Mr. Speaker, I want to thank my hon. colleague for the work she is willing to do with her teams in the communities I am honoured to represent.
The minister talks about dealing with this long term, because we are dealing with historic wrongs. The historic wrongs are built into the operational policies of the government. The task the minister has is to deconstruct those discriminatory and racist policies. Those policies prefer to destroy indigenous families by taking their children away, rather than supporting the families in their home environment.
The Human Rights Tribunal ruling said that the department routinely denied access to drugs that were prescribed by pediatricians, and to medically necessary devices. We heard the story raised at the Human Rights Tribunal of the four-year-old child who suffered severe cardiac arrest and an anoxic brain injury. The federal government would not pay for a lifesaving bed for her to return home. That is a systemic problem.

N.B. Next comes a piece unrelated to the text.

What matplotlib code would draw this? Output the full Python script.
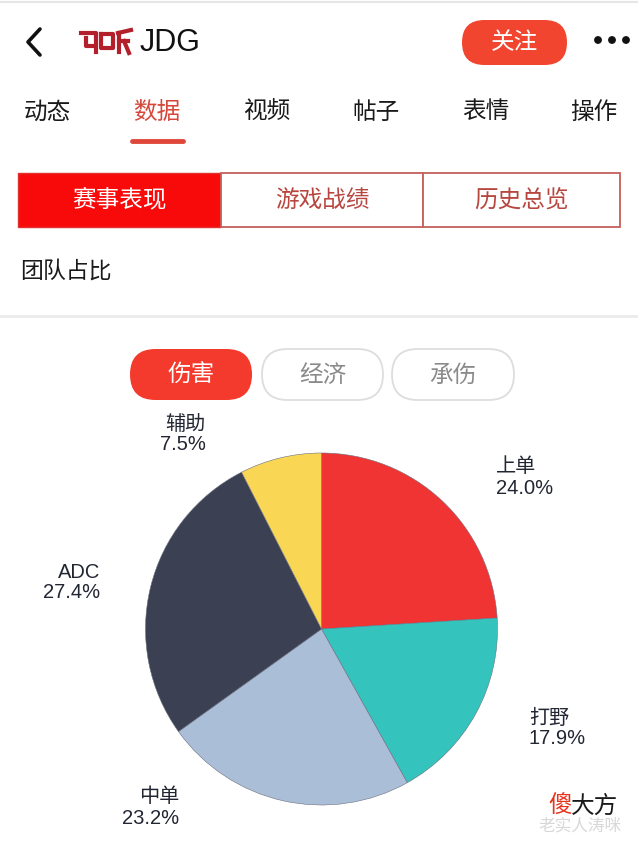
import matplotlib
matplotlib.use("Agg")
import matplotlib.pyplot as plt
from matplotlib.patches import FancyBboxPatch, Rectangle

# ---------------- data ----------------
roles = ["上单", "打野", "中单", "ADC", "辅助"]
shares = [24.0, 17.9, 23.2, 27.4, 7.5]
slice_colors = ["#F03434", "#35C3BE", "#ABBED8", "#3B4153", "#F9D654"]

nav_tabs = ["动态", "数据", "视频", "帖子", "表情", "操作"]
segments = ["赛事表现", "游戏战绩", "历史总览"]
pills = ["伤害", "经济", "承伤"]
team_name = "JDG"
follow_text = "关注"
section_title = "团队占比"

CJK = ["Noto Sans CJK SC", "DejaVu Sans"]
LAT = ["Liberation Sans", "Noto Sans CJK SC"]

W, H = 638, 843
fig = plt.figure(figsize=(W / 100, H / 100), dpi=100)
ui = fig.add_axes([0, 0, 1, 1])
ui.set_xlim(0, W)
ui.set_ylim(H, 0)
ui.axis("off")

# top hairline
ui.plot([0, W], [1.5, 1.5], color="#E6E6E6", lw=1.5)

# back chevron
ui.plot([40, 28, 40], [29, 42, 55], color="#111111", lw=2.6, solid_capstyle="round",
        solid_joinstyle="round")

# logo (approximate red glyph)
logo_c = "#B3202C"
ui.plot([81, 96, 96], [33, 33, 52], color=logo_c, lw=3)
ui.plot([86, 86, 92], [38, 46, 46], color=logo_c, lw=3)
ui.plot([101, 113, 113, 101, 101], [34, 34, 48, 48, 34], color=logo_c, lw=3)
ui.plot([118, 131], [33, 30], color=logo_c, lw=3)
ui.plot([119, 119], [33, 52], color=logo_c, lw=3)
ui.plot([119, 128], [41, 41], color=logo_c, lw=3)
ui.plot([124, 129], [41, 53], color=logo_c, lw=3)

ui.text(140, 43, team_name, fontsize=22, family=LAT, color="#111111", va="center", ha="left")

# follow button
ui.add_patch(FancyBboxPatch((462, 20), 105, 45, boxstyle="round,pad=0,rounding_size=22.5",
                            fc="#F2452F", ec="none"))
ui.text(514.5, 42.5, follow_text, fontsize=17, family=CJK, color="white", ha="center", va="center")

# more dots
for x in (598, 612, 626):
    ui.add_patch(plt.Circle((x, 40), 3.2, color="#111111"))

# nav tabs
tab_x = [47, 157, 267, 376, 486, 594]
for t, x in zip(nav_tabs, tab_x):
    ui.text(x, 112, t, fontsize=17, family=CJK, ha="center", va="center",
            color="#D5473B" if t == "数据" else "#1A1A1A")
ui.plot([132, 183], [140.5, 140.5], color="#E0473B", lw=3.5, solid_capstyle="round")

# segmented control
seg_edges = [18, 221, 423, 620]
seg_top, seg_bot = 173, 227
for i, s in enumerate(segments):
    x0, x1 = seg_edges[i], seg_edges[i + 1]
    if i == 0:
        ui.add_patch(Rectangle((x0, seg_top), x1 - x0, seg_bot - seg_top, fc="#F80A0A", ec="#E03030", lw=1))
        col = "white"
    else:
        ui.add_patch(Rectangle((x0, seg_top), x1 - x0, seg_bot - seg_top, fc="white", ec="#C4605B", lw=1.3))
        col = "#B7463F"
    ui.text((x0 + x1) / 2, 200, s, fontsize=17, family=CJK, color=col, ha="center", va="center")

# section title
ui.text(20, 271, section_title, fontsize=16.5, family=CJK, color="#1A1A1A", ha="left", va="center")
ui.plot([0, W], [316, 316], color="#EBEBEB", lw=2)

# pills
pill_x = [(130, 252), (262, 383), (392, 514)]
for i, (p, (x0, x1)) in enumerate(zip(pills, pill_x)):
    if i == 0:
        ui.add_patch(FancyBboxPatch((x0, 349), x1 - x0, 51, boxstyle="round,pad=0,rounding_size=25.5",
                                    fc="#F43A2C", ec="none"))
        col = "white"
    else:
        ui.add_patch(FancyBboxPatch((x0, 349), x1 - x0, 51, boxstyle="round,pad=0,rounding_size=25.5",
                                    fc="white", ec="#DDDDDD", lw=1.3))
        col = "#8A8A8A"
    ui.text((x0 + x1) / 2, 375, p, fontsize=17, family=CJK, color=col, ha="center", va="center")

# ---------------- pie ----------------
cx, cy, r = 321.5, 629, 176
pie_ax = fig.add_axes([(cx - r) / W, 1 - (cy + r) / H, 2 * r / W, 2 * r / H])
pie_ax.pie(shares, colors=slice_colors, startangle=90, counterclock=False,
           wedgeprops=dict(linewidth=0.4, edgecolor="#6B7080"))
pie_ax.set_aspect("equal")
pie_ax.set_xlim(-1, 1)
pie_ax.set_ylim(-1, 1)
pie_ax.axis("off")

# labels (name + percent)
label_pos = {
    "上单": (496, 467, "left"),
    "打野": (529, 718, "left"),
    "中单": (179, 797, "right"),
    "ADC": (100, 572, "right"),
    "辅助": (206, 424, "right"),
}
for name, val in zip(roles, shares):
    x, y, ha = label_pos[name]
    ui.text(x, y, name, fontsize=14.5, family=LAT if name == "ADC" else CJK,
            color="#222633", ha=ha, va="center")
    ui.text(x, y + 21, f"{val:.1f}%", fontsize=14.5, family=LAT, color="#222633", ha=ha, va="center")

# watermark
ui.text(548, 806, "傻", fontsize=17, family=CJK, color="#E8341F", ha="left", va="center")
ui.text(571, 806, "大方", fontsize=17, family=CJK, color="#1A1A1A", ha="left", va="center")
ui.text(538, 826, "老实人涛咪", fontsize=12, family=CJK, color="#D8D8D8", ha="left", va="center")

fig.savefig("out.png", dpi=100)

We need to implement Jordan's principle and stop talking about it, but I do not see the money for it. We need to close the gap so the child welfare shortfall ends once and for all, so children can stop living in the hotels away from their families. However, I do not see the money for that.
I know there is existing money for health care, but we know the shortfalls and the crisis. How will the minister come into line with the Human Rights Tribunal and start to dismantle the system that she has inherited and that she must oversee, so the doors are finally blown open and so “no means no” suddenly becomes “yes” for the children whenever they need it?